Why? Well, it is possible that he just has a small vocabulary, but it’s still a significant slip. From his point of view, you see, the nuisance-makers will soon be the ones operating within their rights. Therefore, if trouble is to be avoided, the nuisance-makers are the ones who must be tolerant; they must exercise saintly forbearance when they find people around them shouting, “Turn that Effing thing off! Turn that Effing thing off! It’s driving me Effing mad!” Being tolerated by selfish people who don’t understand that they’re in public may be the final straw for some of us. We may have no alternative – and I didn’t want to get quite so gloomy when I’m only half-way
through the book – but we may have no alternative but to stay home and bolt the door.
THE FOURTH GOOD REASON
THE FOURTH GOOD REASON The Universal Eff-Off Reflex
The world has changed a lot since the Hungarian-born George Mikes published his classic work How to be an Alien in 1946. What he observed about the British in those early post-war days was our habit of reserve, irony, and understatement; our determination to avert unpleasantness mainly by ignoring it. J. B. Priestley famously lamented that the difficulty of writing plays about the non-confrontational English is their refusal to “make a scene”. Mikes, in his chapter “How to be Rude”, nailed this trait beautifully.

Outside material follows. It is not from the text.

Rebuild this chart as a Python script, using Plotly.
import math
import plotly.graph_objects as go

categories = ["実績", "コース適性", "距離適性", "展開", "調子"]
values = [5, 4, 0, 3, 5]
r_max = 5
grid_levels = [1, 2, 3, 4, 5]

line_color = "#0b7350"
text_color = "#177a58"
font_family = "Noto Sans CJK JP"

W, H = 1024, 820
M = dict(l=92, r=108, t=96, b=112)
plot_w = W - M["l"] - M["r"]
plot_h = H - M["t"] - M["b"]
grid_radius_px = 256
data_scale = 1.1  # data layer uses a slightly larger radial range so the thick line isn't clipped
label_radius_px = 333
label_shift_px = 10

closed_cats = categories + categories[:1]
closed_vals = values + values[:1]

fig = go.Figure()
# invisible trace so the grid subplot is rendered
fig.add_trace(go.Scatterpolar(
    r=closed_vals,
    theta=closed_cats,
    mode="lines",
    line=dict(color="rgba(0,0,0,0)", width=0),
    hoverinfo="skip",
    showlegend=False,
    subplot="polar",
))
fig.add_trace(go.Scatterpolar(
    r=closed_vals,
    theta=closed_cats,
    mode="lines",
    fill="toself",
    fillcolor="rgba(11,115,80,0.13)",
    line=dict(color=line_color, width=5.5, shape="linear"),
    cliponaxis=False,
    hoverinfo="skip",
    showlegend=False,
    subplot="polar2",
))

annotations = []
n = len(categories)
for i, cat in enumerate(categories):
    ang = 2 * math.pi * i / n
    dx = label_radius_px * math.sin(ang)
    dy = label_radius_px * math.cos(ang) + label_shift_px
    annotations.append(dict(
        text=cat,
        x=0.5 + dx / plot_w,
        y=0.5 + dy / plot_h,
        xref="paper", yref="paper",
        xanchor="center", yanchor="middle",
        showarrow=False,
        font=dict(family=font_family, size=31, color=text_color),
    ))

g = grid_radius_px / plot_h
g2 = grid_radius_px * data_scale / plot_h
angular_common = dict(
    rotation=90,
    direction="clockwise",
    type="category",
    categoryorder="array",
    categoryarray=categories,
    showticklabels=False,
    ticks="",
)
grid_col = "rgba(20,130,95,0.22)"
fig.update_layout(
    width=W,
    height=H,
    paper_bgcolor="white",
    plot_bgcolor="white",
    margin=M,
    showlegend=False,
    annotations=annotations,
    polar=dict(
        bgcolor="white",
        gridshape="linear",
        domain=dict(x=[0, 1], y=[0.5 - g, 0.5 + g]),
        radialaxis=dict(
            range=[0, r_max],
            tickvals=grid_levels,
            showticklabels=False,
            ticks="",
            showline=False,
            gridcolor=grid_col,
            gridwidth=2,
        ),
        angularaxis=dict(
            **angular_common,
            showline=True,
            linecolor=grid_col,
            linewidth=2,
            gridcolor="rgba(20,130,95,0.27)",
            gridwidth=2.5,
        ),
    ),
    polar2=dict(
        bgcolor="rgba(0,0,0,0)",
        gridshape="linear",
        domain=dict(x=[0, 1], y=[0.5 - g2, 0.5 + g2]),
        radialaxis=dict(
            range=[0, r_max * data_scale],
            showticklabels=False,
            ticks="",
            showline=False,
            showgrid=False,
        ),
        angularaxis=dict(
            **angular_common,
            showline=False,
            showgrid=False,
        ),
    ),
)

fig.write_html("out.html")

If someone tells you an obviously untrue story, on the Continent you would remark, “You are a liar, Sir, and a dirty one at that.” In England you just say “Oh, is that so?” Or “That’s rather an unusual story, isn’t it?”

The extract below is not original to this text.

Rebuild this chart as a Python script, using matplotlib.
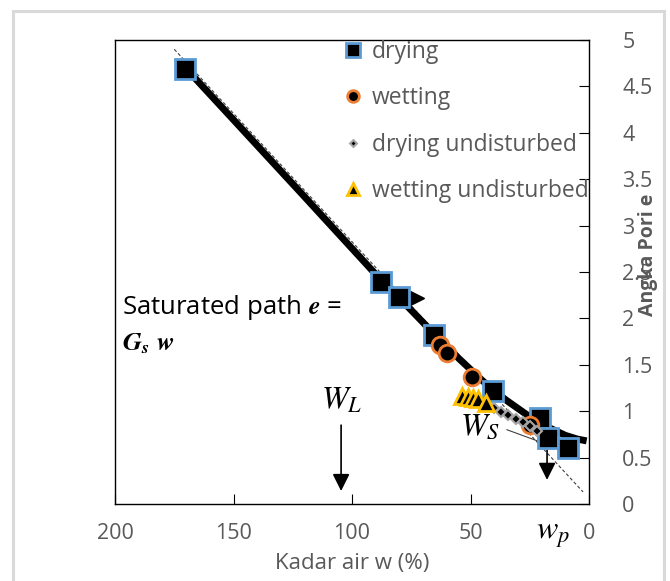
import matplotlib
matplotlib.use("Agg")
import matplotlib.pyplot as plt
from matplotlib.patches import Rectangle

plt.rcParams['font.family'] = ['Open Sans', 'DejaVu Sans']
plt.rcParams['mathtext.fontset'] = 'stix'

# drying / wetting data (water content w in %, void ratio e)
dry_w = [170.5, 87.8, 80.2, 65.4, 40.5, 20.7, 17.3, 8.9]
dry_e = [4.69, 2.39, 2.23, 1.82, 1.22, 0.93, 0.71, 0.60]

wet_w = [62.9, 59.9, 49.4, 24.9]
wet_e = [1.71, 1.63, 1.37, 0.85]

dry_u_w = [40, 37, 34, 31, 28, 25, 22]
dry_u_e = [1.03, 0.99, 0.96, 0.92, 0.88, 0.84, 0.79]

wet_u_w = [53.6, 51.0, 48.9, 46.8, 43.5]
wet_u_e = [1.16, 1.15, 1.14, 1.13, 1.09]

# fitted curve
fit_w = [171, 150, 120, 88, 80, 66, 60, 55, 50, 45, 40, 35, 30, 25, 20, 15, 10, 5, 1]
fit_e = [4.72, 4.14, 3.31, 2.42, 2.22, 1.85, 1.70, 1.57, 1.45, 1.33, 1.22, 1.12, 1.03, 0.94, 0.86, 0.80, 0.74, 0.70, 0.68]

# saturated path e = Gs w (dashed) and shrinkage tangent
sat_w = [175, 2.5]
sat_e = [4.90, 0.13]
ws_w = [34.6, 20.7]
ws_e = [0.80, 0.67]

grey = '#595959'

fig = plt.figure(figsize=(6.7, 5.81), dpi=100)
fig.patches.append(Rectangle((13/670, -0.01), 651/670, 1 - 11/581 + 0.01,
                             transform=fig.transFigure, fill=False,
                             edgecolor='#D9D9D9', lw=2.2))
ax = fig.add_axes([115/670, 1 - 504/581, 474/670, 464/581])

ax.plot(sat_w, sat_e, color='#404040', lw=0.8, ls=(0, (3, 2)), zorder=2)
ax.plot(ws_w, ws_e, color='#404040', lw=0.8, zorder=2)
ax.plot(fit_w, fit_e, color='black', lw=5, solid_capstyle='butt', zorder=3)

ax.plot(dry_w, dry_e, ls='none', marker='s', ms=14, mfc='black', mec='#5B9BD5', mew=2,
        label='drying', zorder=5)
ax.plot(wet_w, wet_e, ls='none', marker='o', ms=12, mfc='black', mec='#ED7D31', mew=2,
        label='wetting', zorder=5)
ax.plot(dry_u_w, dry_u_e, ls='none', marker='D', ms=5, mfc='black', mec='#A5A5A5', mew=1.5,
        label='drying undisturbed', zorder=5)
ax.plot(wet_u_w, wet_u_e, ls='none', marker='^', ms=12, mfc='black', mec='#FFC000', mew=2,
        label='wetting undisturbed', zorder=5)

ax.plot([73], [2.22], ls='none', marker='>', ms=11, color='black', zorder=4)

# liquid and plastic limit arrows
arrow = dict(arrowstyle='-|>', color='black', lw=1.2, mutation_scale=26, shrinkA=0, shrinkB=0)
ax.annotate('', xy=(104.6, 0.14), xytext=(104.6, 0.85), arrowprops=arrow)
ax.annotate('', xy=(17.7, 0.26), xytext=(17.7, 0.58), arrowprops=arrow)

ax.text(104.6, 1.12, r'$W_L$', fontsize=23, ha='center', va='center')
ax.text(46, 0.84, r'$W_S$', fontsize=23, ha='center', va='center')
ax.text(15, -0.32, r'$w_p$', fontsize=23, ha='center', va='center', clip_on=False)

ax.text(197, 2.12, r'Saturated path $\mathbfit{e}$ =', fontsize=18.5, ha='left', va='center')
ax.text(197, 1.73, r'$\mathbfit{G_s}\ \mathbfit{w}$', fontsize=19, ha='left', va='center')

ax.set_xlim(200, 0)
ax.set_ylim(0, 5)
ax.set_xticks([200, 150, 100, 50, 0])
ax.set_yticks([0, 0.5, 1, 1.5, 2, 2.5, 3, 3.5, 4, 4.5, 5])
ax.set_yticklabels(['0', '0.5', '1', '1.5', '2', '2.5', '3', '3.5', '4', '4.5', '5'])
ax.yaxis.tick_right()
ax.tick_params(axis='x', direction='in', length=7, pad=14, labelsize=15.5, labelcolor=grey)
ax.tick_params(axis='y', direction='in', length=7, pad=24, labelsize=15.5, labelcolor=grey)
for lab in ax.get_yticklabels():
    lab.set_horizontalalignment('left')
for s in ax.spines.values():
    s.set_color('black')
    s.set_linewidth(1)

ax.set_xlabel('Kadar air w (%)', fontsize=16, color=grey, labelpad=6)
fig.text(648/670, 1 - 255/581, 'Angka Pori e', rotation=90, fontsize=14, fontweight='bold',
         color=grey, ha='center', va='center')

leg = ax.legend(loc='upper left', bbox_to_anchor=(344/670, 1 - 40/581),
                bbox_transform=fig.transFigure, frameon=False, fontsize=16.5,
                handlelength=0.8, handletextpad=0.4, labelspacing=0.98,
                borderpad=0, borderaxespad=0, markerscale=0.7)
for t in leg.get_texts():
    t.set_color(grey)

fig.savefig('out.png', dpi=100)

Turned down for a job as a translator, for which he was completely unqualified, Mikes was told, “I am afraid your English is somewhat unorthodox.” He found this hilarious. In any other European country, he says, the equivalent brush-off would have taken the form of calling to the commissionaire, “Jean, kick this gentleman down the steps!” The proper British way is, in the words of Arnold Bennett, “always to behave as if nothing has happened, no matter what has happened”. We esteem it our highest national virtue that we can look back on a day of total disaster and say, “Well, I think that went pretty well, don’t you?”